Is there a gluten-free version of Rice Krispies?
Yes. Kellogg’s makes a Rice Krispies Gluten Free cereal from whole grain brown rice that skips the barley malt, and it carries gluten-free labeling. Read the box carefully, since it sits near the regular version and the packaging looks similar. Brands like Nature’s Path, One Degree, and Barbara’s also make certified gluten-free crisped rice cereals.
Are store-bought Rice Krispies treats gluten free?
No. Pre-made Rice Krispies Treats use the same malt-containing crisped rice as the cereal, so they are not gluten free off the shelf. To enjoy them safely, make your own with a certified gluten-free crisped rice cereal, gluten-free marshmallows, and butter, which produces a treat indistinguishable from the original.
Why does a rice cereal contain gluten?
Because of malt. Rice is naturally gluten free, but Rice Krispies add malt flavoring derived from barley, which contains gluten. Even in small amounts, barley malt pushes the cereal over the gluten-free threshold. Malt is the most common hidden gluten source in otherwise safe-looking rice and corn cereals, so always scan for it.
What cereal can I use for gluten-free rice krispie treats?
Use any certified gluten-free crisped rice cereal, such as Kellogg’s Rice Krispies Gluten Free, Nature’s Path crispy rice, One Degree brown rice crisps, or Barbara’s brown rice crisps.
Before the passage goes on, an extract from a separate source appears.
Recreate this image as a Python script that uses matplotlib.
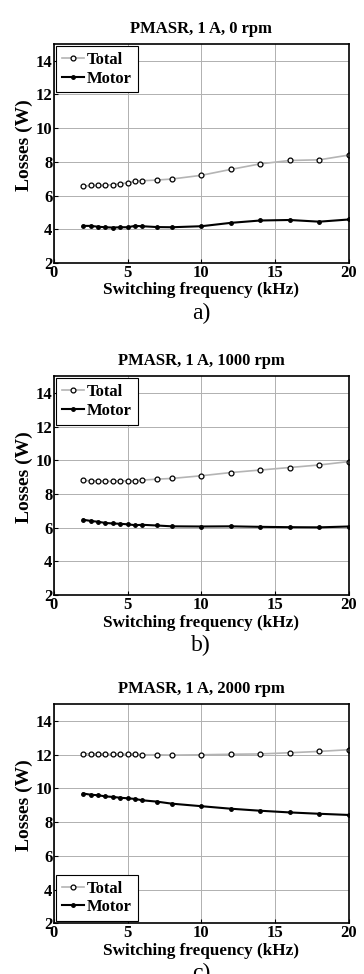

Each swaps one-to-one for standard Rice Krispies in a treat recipe with no change to the method, since the only difference is the absence of barley malt.
Are gluten-free marshmallows needed for the treats?
Most plain marshmallows are already gluten free, since they are made from sugar, corn syrup, gelatin, and water, but a few products use wheat-derived ingredients, so a quick label check is worth it. Confirm the marshmallows are gluten free, pair them with gluten-free crisped rice and plain butter, and the treats are fully safe.
Bottom Line
So, are Rice Krispies gluten free? The original is not, because that small amount of barley malt flavoring carries gluten even though the cereal is mostly rice. Standard pre-made treats share the same malt and are off-limits too. But the fix is simple and satisfying: reach for Kellogg’s Rice Krispies Gluten Free cereal or a certified crisped rice from Nature’s Path, One Degree, or Barbara’s, and you can enjoy a bowl of cereal and a tray of homemade treats that taste just like the classic. The lasting lesson is to scan every cereal box for malt, the ingredient that quietly disqualifies so many rice and corn cereals, and to lean on certified gluten-free versions instead. Once you have made the swap a habit, the cereal bowl and the treat pan stop being a source of worry and go back to being the simple comfort foods they always were, which is exactly the kind of small, repeatable win that makes a gluten-free diet feel manageable rather than restrictive.